I seldom go to Sears anymore because it is not a great sales experience.  Hard to explain that I do not get excited walking into a poorly lit, stock and organized store.  No bargains, no great products, skimpy stock and other things just make Sears a dull place to shop.

Nov 16, 2012 4:46PM
I always liked Sears for the way they treated their employees (viv-a-vis Walmart) for instance. People that worked for Sears, actually retired with a pension- go figure. It is for that reason, that I frequently price-match (often Walmart or Best Buy's deals) and give the business to Sears. The upright freezer I bought (Kenmore Brand) 7 years ago is still performing perfectly and was never defrosted (even after 3 moves!) They stand behind their products and don't give you too hard of a time returning things that you aren't satisfied with (although recently, I have noticed a lot of "common-sense" rules to their return exchange process). If they do go under, I feel the consumer will suffer from not being able to receive decent customer care.
Nov 16, 2012 5:07PM
It will be a toss up which goes first, Sears or Penney's. I will say that we had their in-home service for a Craftsman lawn tractor recently, they showed up on time and fixed it first try, technician was polite and seemed to know his stuff, not sure if we was a subcontractor. Other than that their stores are a disaster, always out of stock, dirty merchandise, lack of staff or most do not speak English. The rest is not worth the room it takes up, no more nice linens and curtains, no more rugged men's work clothes, no more good selections of kids shoes. I shopped Sears for 50 years, now it's time to Color them gone. 
Nov 16, 2012 6:07PM
I bought my last Craftsman tool when I got back to the job site and found Craftsman on one side and made in Taiwan on the back side, which was hidden by the packaging.
Nov 16, 2012 6:43PM
I continue to wonder who runs this place. In this community, Sears renovated a store and improved its business in an area where it is the go-to retailer. Then within a year, the financial geniuses closed that store, and kept open the dilapidated store (with no customers) right across the street from WalMart.  Big surprise, now they are liquidating that store. Did any of these guys ever take a marketing class?
Nov 16, 2012 5:29PM
Gee, If Sears goes down the tube where will I get a replacement for the Sears catalogue I use in my outhouse?
Aug 21, 2014 2:18PM
I was in a Sears store the other day. I overheard a fellow say "this store blows". I looked around and realized, he was right.
Nov 16, 2012 7:38PM
I stopped shopping at Sears when I had to walk around a good bit of the store and look for someone to assist me... and Kmart's LACK of customer service and employees' bad attitudes in my hometown store kept me from shopping there.  If only the stores would understand that some of their "cost savings" changes actually cost them more in the long run...and GOOD customer service really does make a difference to a lot of people! 
Nov 16, 2012 6:08PM
As to the market...Europe has been climbing the last few days and US Market has been dropping since the election.
Nov 16, 2012 7:05PM

Wow,  I wish I had worked ((put in my time)) for Sears for a few years so I could draw a fat pension for the rest of my life.   No doubt many of those past employees have another job now working toward another pension.
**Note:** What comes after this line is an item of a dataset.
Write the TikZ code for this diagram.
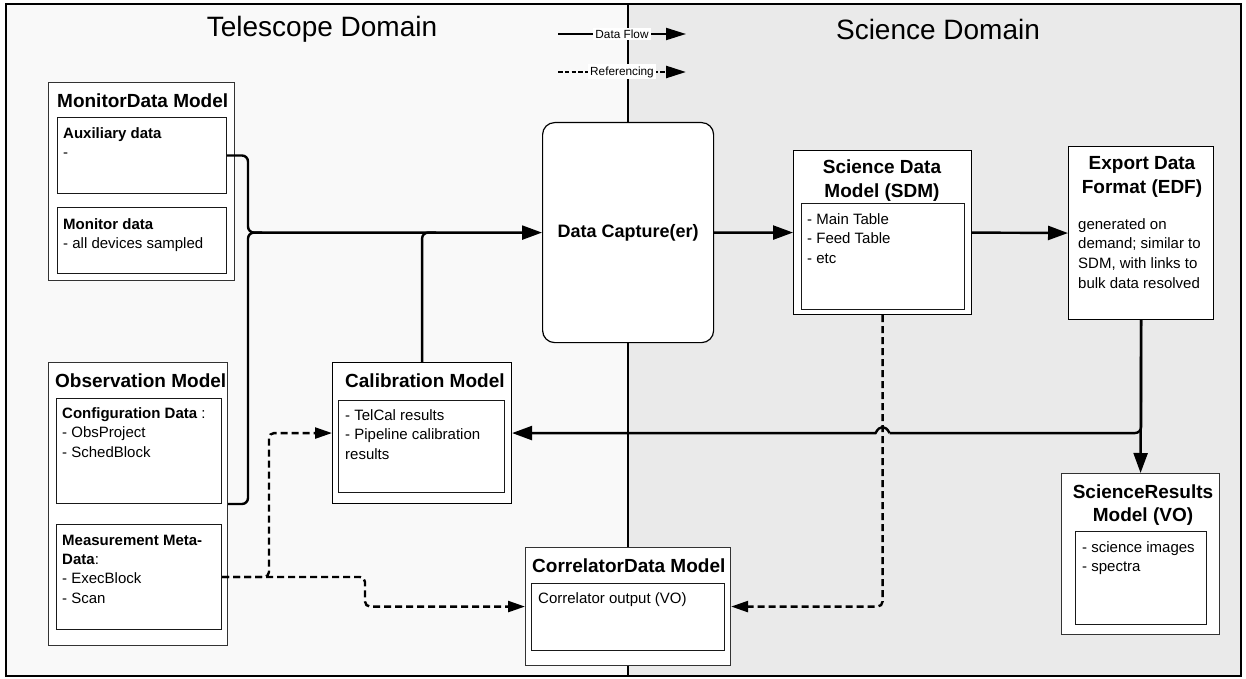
\documentclass[tikz,border=0pt]{standalone}
\usepackage{fontspec}
\setmainfont{Liberation Sans}
\usetikzlibrary{arrows.meta,calc}
\definecolor{leftbg}{HTML}{F9F9F9}
\definecolor{rightbg}{HTML}{EAEAEA}
\begin{document}
\begin{tikzpicture}[x=1pt,y=-1pt,
  outerbox/.style={draw=black!80, line width=1.1pt, fill=white, inner sep=0pt, anchor=north west},
  innerbox/.style={draw=black!90, line width=1pt, fill=white, inner sep=0pt, anchor=north west},
  ttl/.style={font=\fontsize{19}{24}\selectfont\bfseries, inner sep=0pt, anchor=base west},
  ttlc/.style={font=\fontsize{19}{24}\selectfont\bfseries, inner sep=0pt, anchor=north, align=center},
  txt/.style={font=\fontsize{15}{19.7}\selectfont, inner sep=0pt, anchor=north west, align=left},
  dom/.style={font=\fontsize{28}{32}\selectfont, inner sep=0pt},
  flow/.style={line width=2.4pt, draw=black},
  ref/.style={line width=2.4pt, draw=black, dash pattern=on 7pt off 4pt},
  tip/.style={-{Triangle[length=20pt,width=14pt]}},
  rtip/.style={-{Triangle[length=17pt,width=11pt]}},
  legtip/.style={-{Triangle[length=20pt,width=12pt]}},
  legend/.style={fill=white, inner xsep=2pt, inner ysep=2pt, font=\fontsize{11.8}{13}\selectfont}
]
\useasboundingbox (0,0) rectangle (1246,679);
% domains
\fill[leftbg] (6,4) rectangle (628,676);
\fill[rightbg] (628,4) rectangle (1241,676);
\draw[line width=1.2pt] (628,4) -- (628,676);
\draw[line width=1.5pt] (6,4) rectangle (1241,676);
\node[dom] (tdom) at (322,29) {Telescope Domain};
\node[dom] (sdom) at (938,29) {Science Domain};

% legend
\coordinate (lgA) at (558,34);
\coordinate (lgB) at (686,34);
\coordinate (lgC) at (558,72);
\coordinate (lgD) at (686,72);
\draw[line width=2pt, legtip] (lgA) -- node[legend, pos=0.5] (lgf) {Data Flow} (lgB);
\draw[line width=2.5pt, dash pattern=on 4.5pt off 2.3pt, legtip] (lgC) -- node[legend, pos=0.5] (lgr) {Referencing} (lgD);

% MonitorData Model
\node[outerbox, minimum width=186pt, minimum height=198pt] (mon) at (48,82) {};
\node[ttl] (monT) at (57,108) {MonitorData Model};
\node[innerbox, minimum width=169pt, minimum height=76pt] (aux) at (57,117) {};
\node[txt] (auxT) at (63,127) {\textbf{Auxiliary data}\\-};
\node[innerbox, minimum width=169pt, minimum height=66pt] (mdat) at (57,207) {};
\node[txt] (mdatT) at (63,218) {\textbf{Monitor data}\\- all devices sampled};

% Observation Model
\node[outerbox, minimum width=179pt, minimum height=283pt] (obs) at (48,362) {};
\node[ttl] (obsT) at (55,387) {Observation Model};
\node[innerbox, minimum width=165pt, minimum height=105pt] (conf) at (56,398) {};
\node[txt] (confT) at (62,407) {\textbf{Configuration Data} :\\- ObsProject\\- SchedBlock};
\node[innerbox, minimum width=165pt, minimum height=105pt] (meas) at (56,524) {};
\node[txt, font=\fontsize{15}{19.2}\selectfont] (measT) at (62,535) {\textbf{Measurement Meta-}\\\textbf{Data}:\\- ExecBlock\\- Scan};

% Calibration Model
\node[outerbox, draw=black, minimum width=179pt, minimum height=141pt] (cal) at (332,362) {};
\node[ttl] (calT) at (345,387) {Calibration Model};
\node[innerbox, minimum width=166pt, minimum height=92pt] (calin) at (338,400) {};
\node[txt] (calinT) at (345,409) {- TelCal results\\- Pipeline calibration\\results};

% Data Capture
\node[draw=black, line width=1.2pt, fill=white, rounded corners=12pt, minimum width=171pt, minimum height=220pt, anchor=north west, inner sep=0pt, font=\fontsize{18}{22}\selectfont\bfseries] (dc) at (542,122) {Data Capture(er)};

% CorrelatorData Model
\node[outerbox, minimum width=205pt, minimum height=118pt] (cor) at (525,547) {};
\node[ttl] (corT) at (532,572) {CorrelatorData Model};
\node[innerbox, minimum width=193pt, minimum height=67pt] (corin) at (531,583) {};
\node[txt] (corinT) at (538,592) {Correlator output (VO)};

% Science Data Model
\node[outerbox, draw=black, minimum width=178pt, minimum height=164pt] (sdm) at (793,150) {};
\node[ttlc] (sdmT) at (882,160) {Science Data\\Model (SDM)};
\node[innerbox, minimum width=163pt, minimum height=106pt] (sdmin) at (801,203) {};
\node[txt] (sdminT) at (807,213) {- Main Table\\- Feed Table\\- etc};

% Export Data Format
\node[outerbox, draw=black, minimum width=145pt, minimum height=173pt] (edf) at (1068,146) {};
\node[ttlc] (edfT) at (1142,156) {Export Data\\Format (EDF)};
\node[txt] (edfB) at (1078,218) {generated on\\demand; similar to\\SDM, with links to\\bulk data resolved};

% ScienceResults Model
\node[outerbox, minimum width=158pt, minimum height=161pt] (srm) at (1061,473) {};
\node[ttlc, font=\fontsize{19}{22.5}\selectfont\bfseries] (srmT) at (1143,485) {ScienceResults\\Model (VO)};
\node[innerbox, minimum width=131pt, minimum height=93pt] (srmin) at (1075,531) {};
\node[txt] (srminT) at (1082,541) {- science images\\- spectra};

% ---------- connectors ----------
\coordinate (xL) at (248,0);
\coordinate (j1) at (dc.west -| xL);
% referencing (dashed) first
\draw[ref, rtip, rounded corners=5pt] (sdm.south) |- (cor.east);
\coordinate (dA) at ($(meas.east)+(47,0)$);
\coordinate (dB) at ($(meas.east)+(143,0)$);
\draw[ref, rtip, rounded corners=5pt] (meas.east) -- (dA) |- (cal.west);
\draw[ref, rtip, rounded corners=5pt] (meas.east) -- (dB) |- (cor.west);

% data flow
\draw[flow, tip, rounded corners=6pt] (aux.east) -| (j1) -- (dc.west);
\draw[flow, rounded corners=6pt] (conf.south -| obs.east) -| (j1) -- ($(j1)+(14,0)$);
\draw[flow, rounded corners=6pt] (cal.north) |- ($(cal.north |- dc.west)+(14,0)$);
\draw[flow, tip] (dc.east) -- (sdm.west);
\draw[flow, tip] (sdm.east) -- (edf.west);
\draw[flow, tip] (edf.south) -- (srm.north);
\coordinate (xj) at (sdm.south |- cal.east);
\draw[flow, rounded corners=6pt] (edf.south) |- ($(xj)+(7,0)$);
\draw[flow, tip] ($(xj)+(7,0)$) .. controls ($(xj)+(3,-8)$) and ($(xj)+(-3,-8)$) .. ($(xj)+(-7,0)$) -- (cal.east);
\end{tikzpicture}
\end{document}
What really empresses me is,  every time I buy a new automobile, about 5 thousand dollars of the price goes to "past" employees that have not put in their time in the factory for 20-30 or 40 years. 

And, when the worker did work at the auto plant, they put in about 5 hours per day,  got paid for 8 hours, had 30 days paid vacation each year,  about 3 months paid sick leave each year that was used for fishing,  and the list goes on.


And, we wonder why the counrtry is broke.